São múltiplas estórias que eu vivi desde a minha infância. Eu já tive pessoas amigas que se suicidaram que mataram. Percebi a determinada altura que não era só uma estoria minha, mas uma estoria de outras pessoas. Daí procurei apresentar-me não como aquele que é autor disso mas sim como aquele que presencia tal coisa. Qualquer alguém que venha a fazer algo sobre hip hop encontrará coisas que já aconteceram há décadas porque houve coisas que forma uma explosão daquilo que aconteceu há anos atrás. Só agora a imprensa o divulgou. Mas isso de thugs já tem décadas de existência.



De algum modo o fenómeno é provocado pelo acesso que os jovens têm às imagens de violência?
Essas imagens podem dar a ideia de fazer. Mas eu acho que é melhor ver sob o ponto de vista de afirmação. Porquê? Pen-semos num jovem que não está contemplado pelo projecto social que não passa de número de estatística. Ou seja não fazem parte de nada. Não têm direito a nada, nem mesmo direito a uma bolsa de estudos têm. O que é que se pede a alguém que não tem nada? Por exemplo alguns grupos de rapazes no liceu se destacam assim. Costumávamos ouvir de alguem “Kel rapazinhu lá é malkruiadu, ahn?!”. Quando ouvimos algo assim ouvíamos como se fosse um elogio, o que é um erro. Se um pai tem um filho macho que bate noutro pode chatear e repreender mas no fundo fica com orgulho: “o filho é valente”. Por isso não podemos condenar algo por aquilo que no passado ajudamos a criar. Isso é algo na história da adolescência. O que devemos apoiar é o que se faz mais pela positividade. Destacá-los como ídolos, como modelos. Um jovem que não se considera nada pensa assim: se calhar se me juntar aos thugs ganho algum respeito. É mesmo uma questão de afirmação.



*[Entrevista efectuada no átrio deo Centro Cultural Francês, em Novembro de 2009]



Esta reflexão de Dudu Rodrigues traz-nos, naturalmente, uma outra reflexão - a do conflito de gerações, no qual ele parece constituir, obviamente, uma figura consensual.

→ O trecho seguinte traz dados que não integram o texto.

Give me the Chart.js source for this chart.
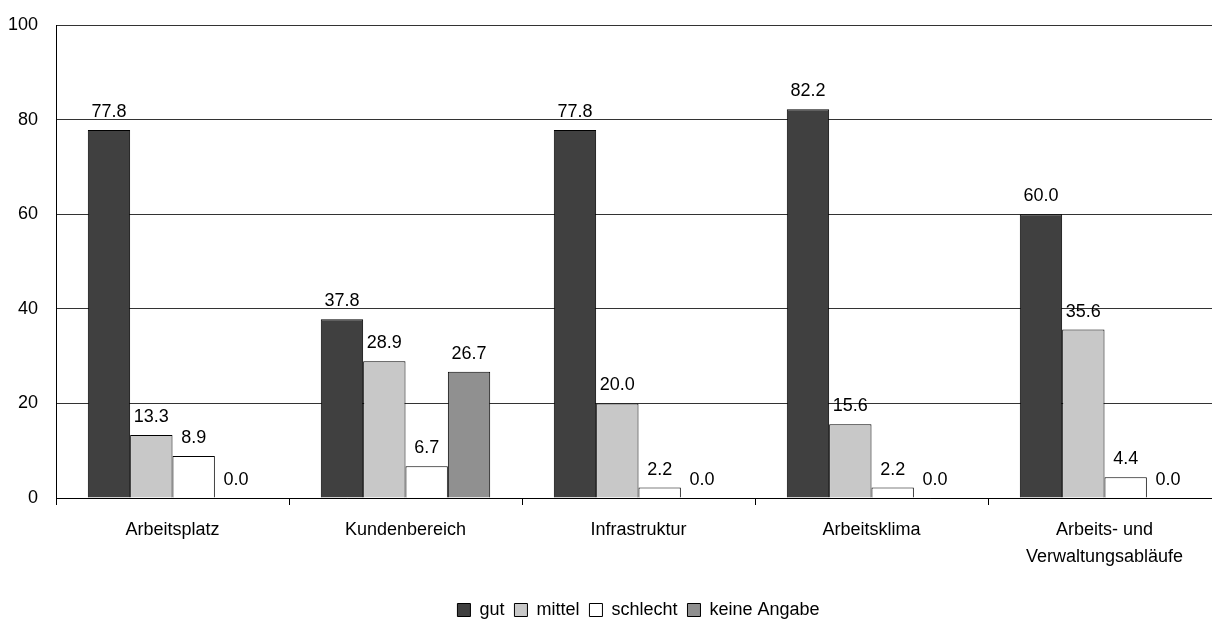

Em relação a isso novo “expedicionário” do vídeo terá, assim, forçosamente, que evitar relacionamentos lineares; desfazer o medo de “umbrais” de sentido; tomar como natural as contingências da nossa produção nacional, que devem ser vistas como simples etapas a ultrapassar; buscar uma maior capacitação tecnológica; evitar estribilhos como aquele de que o povo cabo-verdiano só tem apetência para a música; e trilhar os caminhos da ficção cinematográfica, aventurando-se por essa nova possibilidade expressiva para, assim, entrar num novo ciclo. Para isso alguns pré-requisitos deverão ser levados em linha de conta: se houver, como propõe José Herrera (2000), a criação de irmandades em diversos domínios da criação; se emergir a consciência de que o trabalho de equipa é muito mais importante que a obsessão individual e o laxismo; que o correcto ajuizamento é de que uma criação nunca é completamente original e individualizada. Cumpridas estas condições as coisas poderão melhorar significativamente no meio artístico que se avizinha. Home videos e pequenas produções terão, certamente, o seu devido valor enquanto arte e afirmação no seio de uma camada juvenil que já não quer tanto ler ou escrever mas, sim, filmar.

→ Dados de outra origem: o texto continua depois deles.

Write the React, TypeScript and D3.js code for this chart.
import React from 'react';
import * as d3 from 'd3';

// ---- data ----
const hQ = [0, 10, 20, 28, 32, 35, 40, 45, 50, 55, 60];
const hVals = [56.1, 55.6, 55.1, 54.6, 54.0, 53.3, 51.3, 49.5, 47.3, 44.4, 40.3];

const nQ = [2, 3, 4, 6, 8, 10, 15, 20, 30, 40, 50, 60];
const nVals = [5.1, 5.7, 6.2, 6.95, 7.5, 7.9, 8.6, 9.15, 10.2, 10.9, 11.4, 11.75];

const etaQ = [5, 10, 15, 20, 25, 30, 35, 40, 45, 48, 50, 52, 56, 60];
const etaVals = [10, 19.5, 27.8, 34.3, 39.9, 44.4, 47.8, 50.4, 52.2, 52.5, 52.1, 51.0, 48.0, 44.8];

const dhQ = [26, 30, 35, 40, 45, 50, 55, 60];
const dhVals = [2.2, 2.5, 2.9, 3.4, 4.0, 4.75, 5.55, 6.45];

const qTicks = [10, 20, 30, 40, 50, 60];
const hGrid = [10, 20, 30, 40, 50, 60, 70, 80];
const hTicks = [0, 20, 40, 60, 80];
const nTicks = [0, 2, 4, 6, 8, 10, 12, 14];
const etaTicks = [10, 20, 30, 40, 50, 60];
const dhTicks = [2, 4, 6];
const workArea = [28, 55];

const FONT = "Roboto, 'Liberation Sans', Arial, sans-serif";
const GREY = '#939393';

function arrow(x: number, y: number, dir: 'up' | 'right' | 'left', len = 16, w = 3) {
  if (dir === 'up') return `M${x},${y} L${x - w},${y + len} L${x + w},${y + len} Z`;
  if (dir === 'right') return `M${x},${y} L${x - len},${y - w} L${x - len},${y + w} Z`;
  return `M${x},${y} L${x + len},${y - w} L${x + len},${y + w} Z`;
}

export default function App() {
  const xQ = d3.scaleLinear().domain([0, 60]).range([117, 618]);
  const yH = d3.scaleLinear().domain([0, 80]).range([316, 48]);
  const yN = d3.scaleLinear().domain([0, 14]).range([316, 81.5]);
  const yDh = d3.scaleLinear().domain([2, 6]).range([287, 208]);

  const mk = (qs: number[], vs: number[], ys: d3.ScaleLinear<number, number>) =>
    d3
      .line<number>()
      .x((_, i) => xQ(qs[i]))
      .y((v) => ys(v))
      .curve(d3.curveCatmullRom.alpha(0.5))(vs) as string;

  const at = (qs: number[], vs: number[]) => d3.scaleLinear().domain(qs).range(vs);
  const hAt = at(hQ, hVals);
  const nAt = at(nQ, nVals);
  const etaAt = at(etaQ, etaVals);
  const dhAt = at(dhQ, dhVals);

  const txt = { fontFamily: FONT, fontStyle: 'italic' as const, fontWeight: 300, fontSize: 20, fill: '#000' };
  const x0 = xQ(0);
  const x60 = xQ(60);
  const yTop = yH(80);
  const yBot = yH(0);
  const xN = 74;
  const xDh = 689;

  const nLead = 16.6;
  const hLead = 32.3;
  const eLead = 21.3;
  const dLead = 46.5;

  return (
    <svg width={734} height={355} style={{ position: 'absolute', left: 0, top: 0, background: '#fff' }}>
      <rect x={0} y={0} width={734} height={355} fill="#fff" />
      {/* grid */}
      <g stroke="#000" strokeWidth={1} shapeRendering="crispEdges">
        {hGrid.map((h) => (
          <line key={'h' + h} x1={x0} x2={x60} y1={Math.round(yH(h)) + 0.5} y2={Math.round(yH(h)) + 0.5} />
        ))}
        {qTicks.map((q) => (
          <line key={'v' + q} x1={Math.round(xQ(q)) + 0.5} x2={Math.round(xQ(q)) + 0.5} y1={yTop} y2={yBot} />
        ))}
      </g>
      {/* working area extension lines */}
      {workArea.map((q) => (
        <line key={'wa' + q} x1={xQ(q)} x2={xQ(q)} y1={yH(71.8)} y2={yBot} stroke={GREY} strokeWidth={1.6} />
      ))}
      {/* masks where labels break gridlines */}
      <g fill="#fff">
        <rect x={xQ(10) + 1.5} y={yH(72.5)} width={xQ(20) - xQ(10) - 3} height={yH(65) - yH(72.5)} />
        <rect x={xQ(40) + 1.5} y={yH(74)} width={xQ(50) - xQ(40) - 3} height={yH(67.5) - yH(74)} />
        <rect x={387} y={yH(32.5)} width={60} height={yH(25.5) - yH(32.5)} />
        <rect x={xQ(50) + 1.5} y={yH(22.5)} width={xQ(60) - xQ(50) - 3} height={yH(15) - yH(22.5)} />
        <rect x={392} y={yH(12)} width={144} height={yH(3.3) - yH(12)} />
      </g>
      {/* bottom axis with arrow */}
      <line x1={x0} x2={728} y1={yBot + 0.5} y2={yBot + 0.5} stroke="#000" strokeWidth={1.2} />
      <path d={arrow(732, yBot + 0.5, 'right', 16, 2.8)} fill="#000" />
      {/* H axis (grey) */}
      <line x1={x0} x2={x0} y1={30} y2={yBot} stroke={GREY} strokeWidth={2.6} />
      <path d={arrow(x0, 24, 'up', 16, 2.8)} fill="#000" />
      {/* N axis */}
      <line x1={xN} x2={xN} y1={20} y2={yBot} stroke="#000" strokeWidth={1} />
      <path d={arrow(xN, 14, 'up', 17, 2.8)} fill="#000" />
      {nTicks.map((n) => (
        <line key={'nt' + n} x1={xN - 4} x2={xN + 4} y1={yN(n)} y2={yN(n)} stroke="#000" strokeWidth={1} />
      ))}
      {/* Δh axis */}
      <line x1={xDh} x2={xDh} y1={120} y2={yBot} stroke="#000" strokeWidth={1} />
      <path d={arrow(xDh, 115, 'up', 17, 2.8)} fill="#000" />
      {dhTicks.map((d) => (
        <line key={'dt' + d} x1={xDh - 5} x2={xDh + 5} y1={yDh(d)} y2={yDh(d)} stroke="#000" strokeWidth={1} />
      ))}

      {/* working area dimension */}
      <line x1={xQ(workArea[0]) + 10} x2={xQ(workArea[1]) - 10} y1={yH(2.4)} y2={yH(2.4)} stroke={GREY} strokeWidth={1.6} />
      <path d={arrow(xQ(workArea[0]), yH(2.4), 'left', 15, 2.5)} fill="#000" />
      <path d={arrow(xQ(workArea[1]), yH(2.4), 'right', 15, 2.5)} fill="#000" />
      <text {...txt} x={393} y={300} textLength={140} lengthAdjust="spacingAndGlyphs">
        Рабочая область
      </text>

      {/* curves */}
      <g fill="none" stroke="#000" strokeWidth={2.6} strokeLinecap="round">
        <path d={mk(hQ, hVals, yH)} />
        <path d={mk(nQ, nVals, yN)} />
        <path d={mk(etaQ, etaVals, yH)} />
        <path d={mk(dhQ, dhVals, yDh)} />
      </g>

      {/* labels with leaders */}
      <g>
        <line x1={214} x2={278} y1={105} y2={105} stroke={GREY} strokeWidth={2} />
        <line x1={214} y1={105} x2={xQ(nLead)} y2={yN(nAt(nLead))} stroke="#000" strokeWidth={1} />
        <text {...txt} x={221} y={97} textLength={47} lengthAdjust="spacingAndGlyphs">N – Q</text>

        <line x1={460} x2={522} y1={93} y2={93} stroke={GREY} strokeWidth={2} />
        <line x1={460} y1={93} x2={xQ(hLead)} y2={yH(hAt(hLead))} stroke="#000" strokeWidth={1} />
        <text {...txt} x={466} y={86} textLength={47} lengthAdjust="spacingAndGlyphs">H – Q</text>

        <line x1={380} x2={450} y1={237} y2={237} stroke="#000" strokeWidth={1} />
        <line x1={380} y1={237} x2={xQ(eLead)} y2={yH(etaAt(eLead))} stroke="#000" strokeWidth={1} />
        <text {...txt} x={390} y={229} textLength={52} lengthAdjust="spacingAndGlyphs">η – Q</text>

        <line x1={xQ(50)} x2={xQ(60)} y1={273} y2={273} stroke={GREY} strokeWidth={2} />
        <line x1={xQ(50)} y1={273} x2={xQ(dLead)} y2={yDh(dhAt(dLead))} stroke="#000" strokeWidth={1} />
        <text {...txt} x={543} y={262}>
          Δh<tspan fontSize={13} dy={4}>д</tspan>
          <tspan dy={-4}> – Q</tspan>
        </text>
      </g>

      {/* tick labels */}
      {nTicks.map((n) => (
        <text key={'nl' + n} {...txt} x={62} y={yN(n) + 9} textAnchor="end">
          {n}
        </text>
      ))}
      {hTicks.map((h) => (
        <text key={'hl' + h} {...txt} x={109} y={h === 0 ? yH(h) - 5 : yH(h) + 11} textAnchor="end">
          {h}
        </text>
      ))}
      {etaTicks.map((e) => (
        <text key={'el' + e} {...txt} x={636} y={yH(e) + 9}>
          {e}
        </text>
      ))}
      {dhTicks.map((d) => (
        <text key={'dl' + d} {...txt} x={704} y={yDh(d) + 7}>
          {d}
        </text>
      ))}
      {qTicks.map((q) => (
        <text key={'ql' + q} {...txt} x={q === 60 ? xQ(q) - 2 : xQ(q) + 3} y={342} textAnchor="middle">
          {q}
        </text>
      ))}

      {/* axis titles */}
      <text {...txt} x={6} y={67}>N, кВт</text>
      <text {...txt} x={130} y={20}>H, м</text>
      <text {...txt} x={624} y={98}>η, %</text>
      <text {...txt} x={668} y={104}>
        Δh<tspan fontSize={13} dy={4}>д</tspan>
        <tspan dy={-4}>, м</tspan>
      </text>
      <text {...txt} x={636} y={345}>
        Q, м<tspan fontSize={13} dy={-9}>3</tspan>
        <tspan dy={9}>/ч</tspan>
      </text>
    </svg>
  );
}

O cinema autóctone (de modo ainda incipiente em grupos vindos do meio artístico teatral) sairia por certo de um sector privado, mas teria algo de eminentemente social porque esse grupo a existir terá que ter uma verdadeira consciência do meio para poder avançar com segurança. Honestamente creio que vai haver tudo isso antes que o governo tome uma decisão em relação ao sector. Porque do lado de cá da arena cultural a imaginação e a capacidade de produção não falta aos seus intérpretes.